## Required work
Pull out every line with the word "Clone".

----- Material provided -----

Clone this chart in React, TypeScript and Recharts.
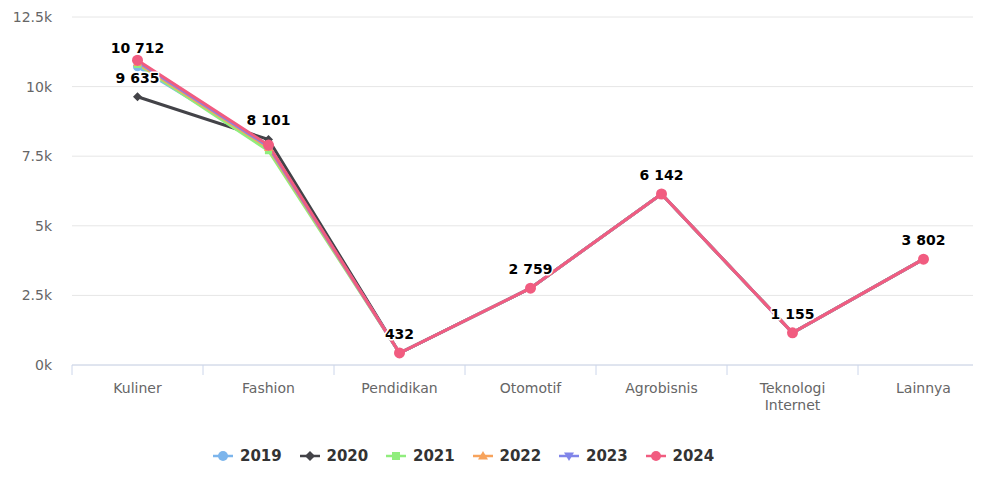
import React from "react";
import { LineChart, Line, XAxis, YAxis, CartesianGrid } from "recharts";

const categories = [
  "Kuliner",
  "Fashion",
  "Pendidikan",
  "Otomotif",
  "Agrobisnis",
  "Teknologi Internet",
  "Lainnya",
];
const years = ["2019", "2020", "2021", "2022", "2023", "2024"];
const colors = ["#7cb5ec", "#434348", "#90ed7d", "#f7a35c", "#8085e9", "#f15c80"];
const markers = ["circle", "diamond", "square", "triangle", "triangle-down", "circle"];

const values2019 = [10712, 7850, 432, 2759, 6142, 1155, 3802];
const values2020 = [9635, 8101, 432, 2759, 6142, 1155, 3802];
const values2021 = [10800, 7700, 432, 2759, 6142, 1155, 3802];
const values2022 = [10850, 7800, 432, 2759, 6142, 1155, 3802];
const values2023 = [10900, 7850, 432, 2759, 6142, 1155, 3802];
const values2024 = [10950, 7900, 432, 2759, 6142, 1155, 3802];
const seriesValues = [values2019, values2020, values2021, values2022, values2023, values2024];

const yTicks = [0, 2500, 5000, 7500, 10000, 12500];

// data labels that survive overlap pruning in the original
const shownLabels: Record<string, number[]> = {
  "2019": [0],
  "2020": [0, 1],
  "2024": [2, 3, 4, 5, 6],
};

const chartData = categories.map((name, i) => {
  const row: Record<string, string | number> = { name };
  years.forEach((y, s) => {
    row[y] = seriesValues[s][i];
  });
  return row;
});

const CHART_W = 1000;
const CHART_H = 481;
const Y_W = 72;
const RIGHT = 11;
const PLOT_W = CHART_W - Y_W - RIGHT;
const HALF_BAND = PLOT_W / categories.length / 2;
const FONT = "'DejaVu Sans', sans-serif";

const markerPath = (shape: string, cx: number, cy: number, r: number) => {
  switch (shape) {
    case "diamond":
      return `M${cx} ${cy - r}L${cx + r} ${cy}L${cx} ${cy + r}L${cx - r} ${cy}Z`;
    case "square": {
      const h = r * 0.8;
      return `M${cx - h} ${cy - h}h${2 * h}v${2 * h}h${-2 * h}Z`;
    }
    case "triangle":
      return `M${cx} ${cy - r}L${cx + r} ${cy + r * 0.7}L${cx - r} ${cy + r * 0.7}Z`;
    case "triangle-down":
      return `M${cx - r} ${cy - r * 0.7}L${cx + r} ${cy - r * 0.7}L${cx} ${cy + r}Z`;
    default:
      return `M${cx - r} ${cy}a${r} ${r} 0 1 0 ${2 * r} 0a${r} ${r} 0 1 0 ${-2 * r} 0Z`;
  }
};

const makeDot = (shape: string, color: string, r: number) => (props: any) => {
  const { cx, cy, index } = props;
  if (cx == null || cy == null) return <g key={index} />;
  return <path key={index} d={markerPath(shape, cx, cy, r)} fill={color} />;
};

const makeLabel = (year: string) => (props: any) => {
  const { x, y, value, index } = props;
  const list = shownLabels[year] || [];
  if (!list.includes(index)) return null;
  const txt = Number(value).toLocaleString("en-US").replace(/,/g, " ");
  return (
    <text
      key={index}
      x={x}
      y={y - 14}
      textAnchor="middle"
      fontFamily={FONT}
      fontSize={14}
      fontWeight="bold"
      fill="#000"
      stroke="#fff"
      strokeWidth={3}
      paintOrder="stroke"
      strokeLinejoin="round"
    >
      {txt}
    </text>
  );
};

const XTick = (props: any) => {
  const { x, y, payload, index } = props;
  const label: string = payload.value;
  const lines = label.length > 12 ? label.split(" ") : [label];
  return (
    <g>
      <line x1={x - HALF_BAND} x2={x - HALF_BAND} y1={y} y2={y + 10} stroke="#ccd6eb" />
      {index === categories.length - 1 && (
        <line x1={x + HALF_BAND} x2={x + HALF_BAND} y1={y} y2={y + 10} stroke="#ccd6eb" />
      )}
      <text x={x} y={y + 28} textAnchor="middle" fill="#666" fontFamily={FONT} fontSize={14}>
        {lines.map((l, i) => (
          <tspan key={i} x={x} dy={i === 0 ? 0 : 17}>
            {l}
          </tspan>
        ))}
      </text>
    </g>
  );
};

const Legend = () => (
  <div style={{ position: "absolute", left: 212, top: 446, height: 20 }}>
    {years.map((y, i) => (
      <div
        key={y}
        style={{
          position: "absolute",
          left: i * 86.5,
          top: 0,
          display: "flex",
          alignItems: "center",
          whiteSpace: "nowrap",
        }}
      >
        <svg width={22} height={20}>
          <line x1={1} x2={21} y1={10} y2={10} stroke={colors[i]} strokeWidth={2.5} />
          <path d={markerPath(markers[i], 11, 10, 5)} fill={colors[i]} />
        </svg>
        <span
          style={{
            marginLeft: 6,
            fontFamily: FONT,
            fontSize: 15,
            fontWeight: "bold",
            color: "#333",
          }}
        >
          {y}
        </span>
      </div>
    ))}
  </div>
);

export default function App() {
  return (
    <div
      style={{
        position: "relative",
        width: 981,
        height: 481,
        margin: -8,
        overflow: "hidden",
        background: "#fff",
      }}
    >
      <LineChart
        width={CHART_W}
        height={CHART_H}
        data={chartData}
        margin={{ top: 17, right: RIGHT, bottom: 0, left: 0 }}
      >
        <CartesianGrid vertical={false} stroke="#e6e6e6" />
        <XAxis
          dataKey="name"
          interval={0}
          padding={{ left: HALF_BAND, right: HALF_BAND }}
          axisLine={{ stroke: "#ccd6eb" }}
          tickLine={false}
          tickSize={0}
          tickMargin={0}
          height={116}
          tick={<XTick />}
        />
        <YAxis
          width={Y_W}
          domain={[0, 12500]}
          ticks={yTicks}
          interval={0}
          axisLine={false}
          tickLine={false}
          tickSize={0}
          tickMargin={20}
          tickFormatter={(v: number) => `${v / 1000}k`}
          tick={{ fill: "#666", fontSize: 14, fontFamily: FONT }}
        />
        {years.map((y, i) => (
          <Line
            key={y}
            type="linear"
            dataKey={y}
            stroke={colors[i]}
            strokeWidth={3}
            dot={makeDot(markers[i], colors[i], i === years.length - 1 ? 5.5 : 4.5)}
            activeDot={false}
            isAnimationActive={false}
            label={makeLabel(y)}
          />
        ))}
      </LineChart>
      <Legend />
    </div>
  );
}
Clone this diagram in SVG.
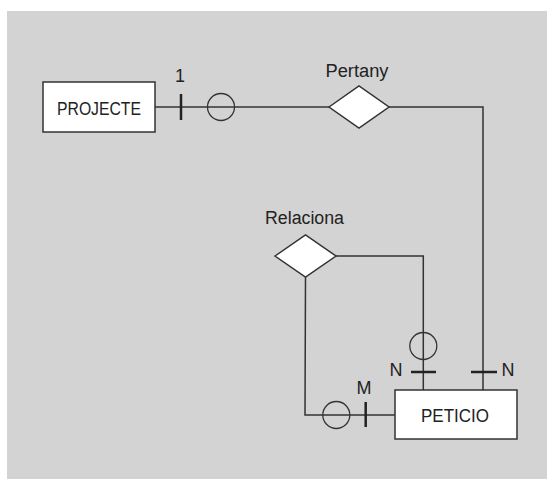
<svg xmlns="http://www.w3.org/2000/svg" width="547" height="479" viewBox="0 0 547 479">
<style>
.ent{fill:#fff;stroke:#333;stroke-width:1.5}
.rel{fill:#fff;stroke:#333;stroke-width:1.5}
.ln{fill:none;stroke:#333;stroke-width:1.5}
.circ{fill:none;stroke:#333;stroke-width:1.3}
.tick{stroke:#222;stroke-width:2.5}
text{font-family:"Liberation Sans",Arial,sans-serif;font-size:18px;fill:#222}
.mid{text-anchor:middle}
</style>
<rect x="7" y="11" width="540" height="468" fill="#d3d3d3"/>
<g id="connectors">
<line class="ln" x1="155" y1="107" x2="329" y2="107"/>
<line class="tick" x1="181" y1="94" x2="181" y2="120"/>
<circle class="circ" cx="221" cy="107" r="13.5"/>
<polyline class="ln" points="389,107 483,107 483,390"/>
<line class="tick" x1="471" y1="372" x2="497" y2="372"/>
<polyline class="ln" points="336,256 423.3,256 423.3,390"/>
<circle class="circ" cx="423.3" cy="346" r="13.5"/>
<line class="tick" x1="411" y1="372" x2="436" y2="372"/>
<polyline class="ln" points="305.5,277 305,415 395,415"/>
<circle class="circ" cx="336.3" cy="415" r="13.5"/>
<line class="tick" x1="365.7" y1="402" x2="365.7" y2="427"/>
<text class="mid" x="180" y="82">1</text>
<text class="mid" x="364" y="394">M</text>
<text class="mid" x="396" y="376">N</text>
<text class="mid" x="508" y="376">N</text>
</g>
<g id="projecte">
<rect class="ent" x="43" y="82" width="112" height="50"/>
<text class="mid" x="99" y="115" textLength="84" lengthAdjust="spacingAndGlyphs">PROJECTE</text>
</g>
<g id="pertany">
<polygon class="rel" points="329,107 359,86 389,107 359,128"/>
<text class="mid" x="357" y="77" textLength="63" lengthAdjust="spacingAndGlyphs">Pertany</text>
</g>
<g id="relaciona">
<polygon class="rel" points="275,256 305.5,235 336,256 305.5,277"/>
<text class="mid" x="304.5" y="224" textLength="79" lengthAdjust="spacingAndGlyphs">Relaciona</text>
</g>
<g id="peticio">
<rect class="ent" x="395" y="390" width="122" height="49"/>
<text class="mid" x="455" y="422" textLength="68" lengthAdjust="spacingAndGlyphs">PETICIO</text>
</g>
</svg>
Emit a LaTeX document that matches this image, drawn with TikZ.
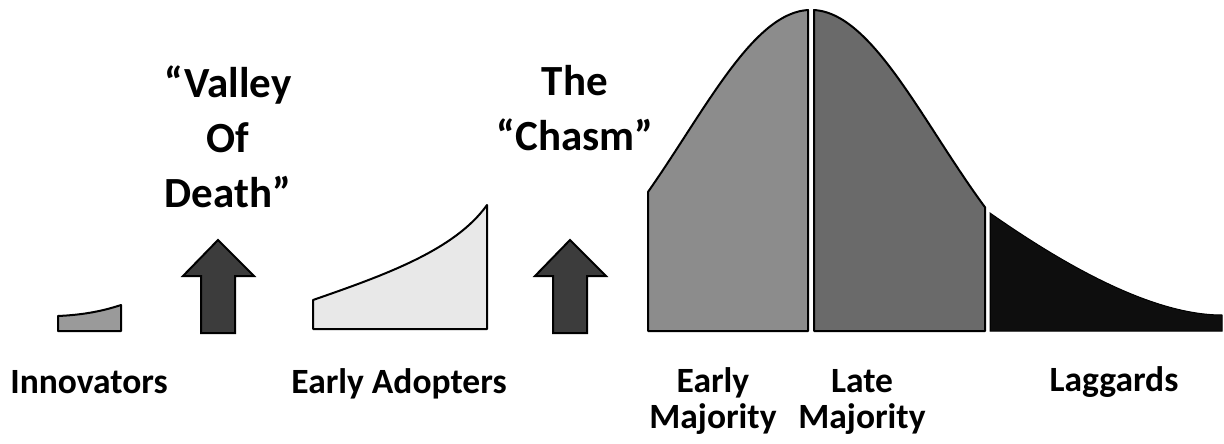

-----

## Exercise response
Clone this chart in React, TypeScript and Recharts.
Clone this diagram in SVG.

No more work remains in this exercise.